## begin Records for the task

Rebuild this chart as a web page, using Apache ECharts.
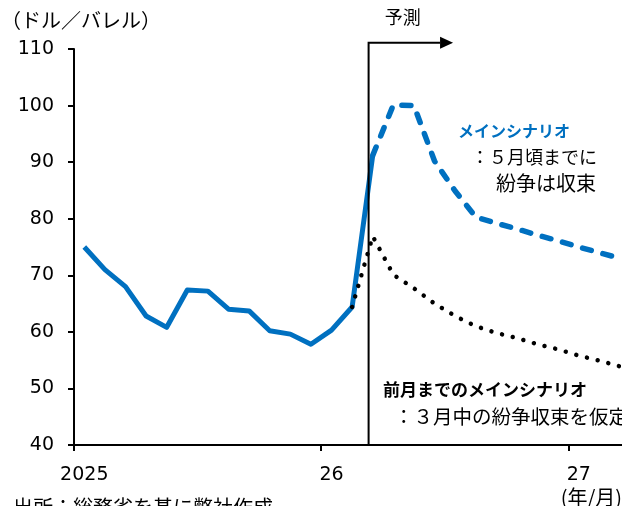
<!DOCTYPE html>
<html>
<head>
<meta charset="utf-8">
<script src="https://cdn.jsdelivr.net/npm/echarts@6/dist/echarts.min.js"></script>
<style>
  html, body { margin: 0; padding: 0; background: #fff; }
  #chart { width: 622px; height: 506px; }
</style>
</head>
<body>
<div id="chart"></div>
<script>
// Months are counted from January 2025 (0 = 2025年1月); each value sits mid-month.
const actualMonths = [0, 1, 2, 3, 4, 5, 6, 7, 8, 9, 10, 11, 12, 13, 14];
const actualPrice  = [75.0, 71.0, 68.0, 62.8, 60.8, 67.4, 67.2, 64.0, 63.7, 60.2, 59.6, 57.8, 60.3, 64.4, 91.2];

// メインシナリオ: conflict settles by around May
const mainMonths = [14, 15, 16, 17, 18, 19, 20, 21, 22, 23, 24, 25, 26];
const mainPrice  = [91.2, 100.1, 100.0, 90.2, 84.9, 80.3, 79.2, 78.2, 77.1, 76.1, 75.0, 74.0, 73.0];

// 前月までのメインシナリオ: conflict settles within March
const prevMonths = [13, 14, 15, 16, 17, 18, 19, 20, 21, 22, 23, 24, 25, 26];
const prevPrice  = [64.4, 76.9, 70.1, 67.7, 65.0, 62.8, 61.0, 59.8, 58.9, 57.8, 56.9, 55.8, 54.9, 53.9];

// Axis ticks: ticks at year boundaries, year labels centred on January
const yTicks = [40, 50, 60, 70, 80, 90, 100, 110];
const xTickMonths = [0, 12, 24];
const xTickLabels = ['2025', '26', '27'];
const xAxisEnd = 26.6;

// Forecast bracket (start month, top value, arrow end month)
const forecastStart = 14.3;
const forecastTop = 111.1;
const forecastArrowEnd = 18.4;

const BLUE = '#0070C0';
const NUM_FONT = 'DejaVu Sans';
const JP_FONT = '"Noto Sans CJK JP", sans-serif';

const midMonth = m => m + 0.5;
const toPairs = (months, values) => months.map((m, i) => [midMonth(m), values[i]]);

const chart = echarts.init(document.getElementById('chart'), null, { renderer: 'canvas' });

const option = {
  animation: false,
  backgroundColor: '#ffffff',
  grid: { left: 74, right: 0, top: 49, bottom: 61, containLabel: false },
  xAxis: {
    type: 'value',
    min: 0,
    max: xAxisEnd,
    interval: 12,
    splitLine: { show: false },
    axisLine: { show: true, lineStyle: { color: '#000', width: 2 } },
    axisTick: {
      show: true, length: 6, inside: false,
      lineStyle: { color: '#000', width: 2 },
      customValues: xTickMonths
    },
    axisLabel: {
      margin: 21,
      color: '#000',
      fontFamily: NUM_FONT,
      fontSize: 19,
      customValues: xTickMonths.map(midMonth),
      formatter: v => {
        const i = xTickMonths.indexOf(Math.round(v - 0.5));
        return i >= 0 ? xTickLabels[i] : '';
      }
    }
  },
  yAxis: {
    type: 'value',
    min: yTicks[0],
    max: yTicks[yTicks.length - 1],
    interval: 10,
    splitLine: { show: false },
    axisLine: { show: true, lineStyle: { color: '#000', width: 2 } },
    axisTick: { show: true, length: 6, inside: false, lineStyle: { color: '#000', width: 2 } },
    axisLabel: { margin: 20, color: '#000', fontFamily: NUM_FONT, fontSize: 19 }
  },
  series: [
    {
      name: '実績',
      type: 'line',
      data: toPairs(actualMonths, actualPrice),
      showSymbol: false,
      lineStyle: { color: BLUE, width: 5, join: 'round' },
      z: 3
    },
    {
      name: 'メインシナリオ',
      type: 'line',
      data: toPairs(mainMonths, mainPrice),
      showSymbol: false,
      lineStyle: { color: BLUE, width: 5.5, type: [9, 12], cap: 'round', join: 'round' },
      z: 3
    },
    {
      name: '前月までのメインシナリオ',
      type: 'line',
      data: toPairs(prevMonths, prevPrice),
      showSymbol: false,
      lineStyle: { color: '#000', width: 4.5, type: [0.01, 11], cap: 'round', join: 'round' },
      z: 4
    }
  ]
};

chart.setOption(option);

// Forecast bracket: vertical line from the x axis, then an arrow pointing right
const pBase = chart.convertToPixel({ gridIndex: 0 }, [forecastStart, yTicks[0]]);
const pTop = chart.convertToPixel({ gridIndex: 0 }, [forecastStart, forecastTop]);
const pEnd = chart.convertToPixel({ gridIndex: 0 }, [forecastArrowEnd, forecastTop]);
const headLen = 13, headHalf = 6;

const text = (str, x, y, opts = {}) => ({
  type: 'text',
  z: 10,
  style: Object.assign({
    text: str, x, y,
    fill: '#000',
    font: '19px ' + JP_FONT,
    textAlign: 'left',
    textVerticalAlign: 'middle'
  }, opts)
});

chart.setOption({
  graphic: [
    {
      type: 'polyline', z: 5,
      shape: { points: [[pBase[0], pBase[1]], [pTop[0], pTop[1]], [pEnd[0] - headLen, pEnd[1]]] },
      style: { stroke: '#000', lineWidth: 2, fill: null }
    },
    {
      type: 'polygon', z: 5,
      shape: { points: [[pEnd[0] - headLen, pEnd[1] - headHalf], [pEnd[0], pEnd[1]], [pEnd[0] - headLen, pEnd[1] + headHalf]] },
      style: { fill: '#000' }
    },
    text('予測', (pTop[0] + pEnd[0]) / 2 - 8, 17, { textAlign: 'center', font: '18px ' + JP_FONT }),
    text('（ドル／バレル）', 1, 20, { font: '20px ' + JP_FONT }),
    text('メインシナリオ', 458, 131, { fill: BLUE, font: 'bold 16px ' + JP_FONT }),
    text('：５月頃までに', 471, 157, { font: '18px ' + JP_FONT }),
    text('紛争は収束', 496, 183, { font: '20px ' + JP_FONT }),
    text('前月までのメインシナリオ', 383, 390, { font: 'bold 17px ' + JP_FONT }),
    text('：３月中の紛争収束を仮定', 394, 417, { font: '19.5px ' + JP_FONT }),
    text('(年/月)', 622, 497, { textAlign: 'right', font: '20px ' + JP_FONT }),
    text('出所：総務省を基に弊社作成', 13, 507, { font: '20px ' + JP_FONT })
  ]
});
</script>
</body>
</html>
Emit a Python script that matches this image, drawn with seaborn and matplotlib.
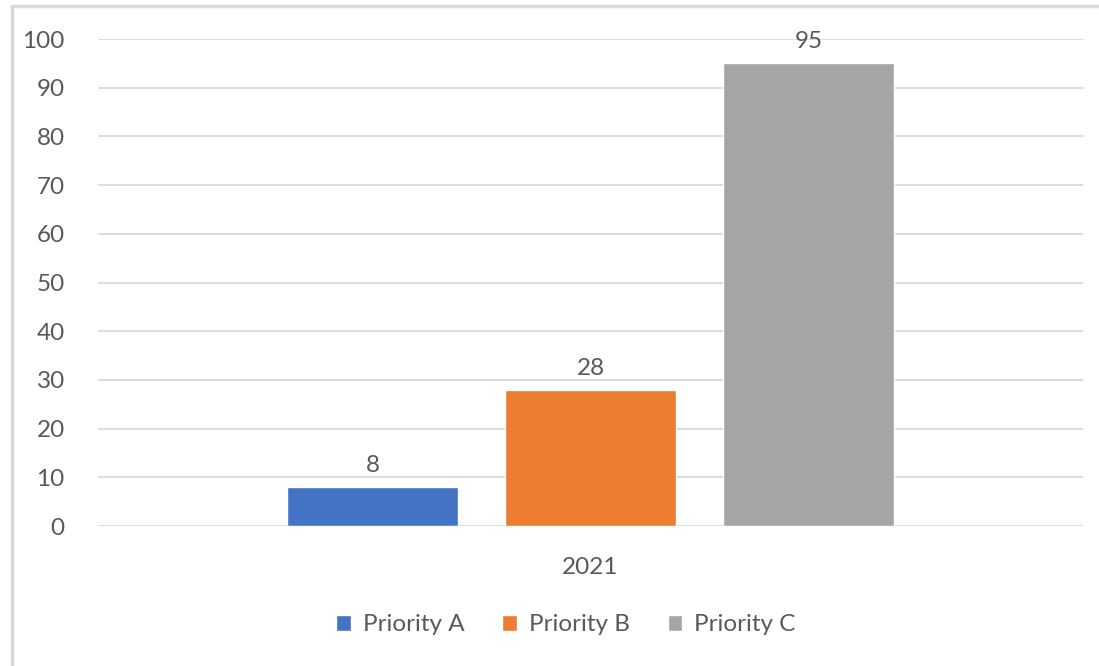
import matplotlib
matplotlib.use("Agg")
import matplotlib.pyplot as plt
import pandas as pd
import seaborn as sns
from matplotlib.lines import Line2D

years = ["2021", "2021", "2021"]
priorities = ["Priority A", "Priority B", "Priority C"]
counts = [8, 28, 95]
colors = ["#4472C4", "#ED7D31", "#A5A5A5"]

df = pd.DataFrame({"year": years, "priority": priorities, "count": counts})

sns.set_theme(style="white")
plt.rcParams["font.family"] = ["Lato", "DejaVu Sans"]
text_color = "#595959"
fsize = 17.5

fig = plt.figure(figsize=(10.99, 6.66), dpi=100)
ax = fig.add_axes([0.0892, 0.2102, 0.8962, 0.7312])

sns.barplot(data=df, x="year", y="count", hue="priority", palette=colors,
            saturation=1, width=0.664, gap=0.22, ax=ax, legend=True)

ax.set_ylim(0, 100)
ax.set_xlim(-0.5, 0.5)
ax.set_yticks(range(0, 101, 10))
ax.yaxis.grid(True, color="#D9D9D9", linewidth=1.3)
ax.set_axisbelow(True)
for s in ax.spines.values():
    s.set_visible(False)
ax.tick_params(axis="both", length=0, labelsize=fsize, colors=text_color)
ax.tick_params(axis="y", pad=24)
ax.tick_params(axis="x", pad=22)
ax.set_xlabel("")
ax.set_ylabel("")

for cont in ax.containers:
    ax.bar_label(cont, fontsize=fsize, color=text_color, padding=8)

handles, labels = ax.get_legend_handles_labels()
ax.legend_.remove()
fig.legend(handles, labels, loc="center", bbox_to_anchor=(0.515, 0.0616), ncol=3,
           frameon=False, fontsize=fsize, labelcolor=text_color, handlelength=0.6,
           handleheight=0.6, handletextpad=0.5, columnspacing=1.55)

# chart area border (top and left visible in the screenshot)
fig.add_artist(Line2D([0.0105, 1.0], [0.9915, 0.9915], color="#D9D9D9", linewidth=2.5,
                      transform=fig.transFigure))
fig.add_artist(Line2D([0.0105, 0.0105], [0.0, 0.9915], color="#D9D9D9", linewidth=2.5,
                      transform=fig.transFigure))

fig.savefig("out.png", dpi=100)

## end Records for the task

# [What you should do]
Start at the line that contains "Emit a Python", stop at the line that contains "from matplotlib.lines import Line2D", and reproduce each line in that stretch exactly. Pictures are excluded.

# [Full solution]
Emit a Python script that matches this image, drawn with seaborn and matplotlib.
import matplotlib
matplotlib.use("Agg")
import matplotlib.pyplot as plt
import pandas as pd
import seaborn as sns
from matplotlib.lines import Line2D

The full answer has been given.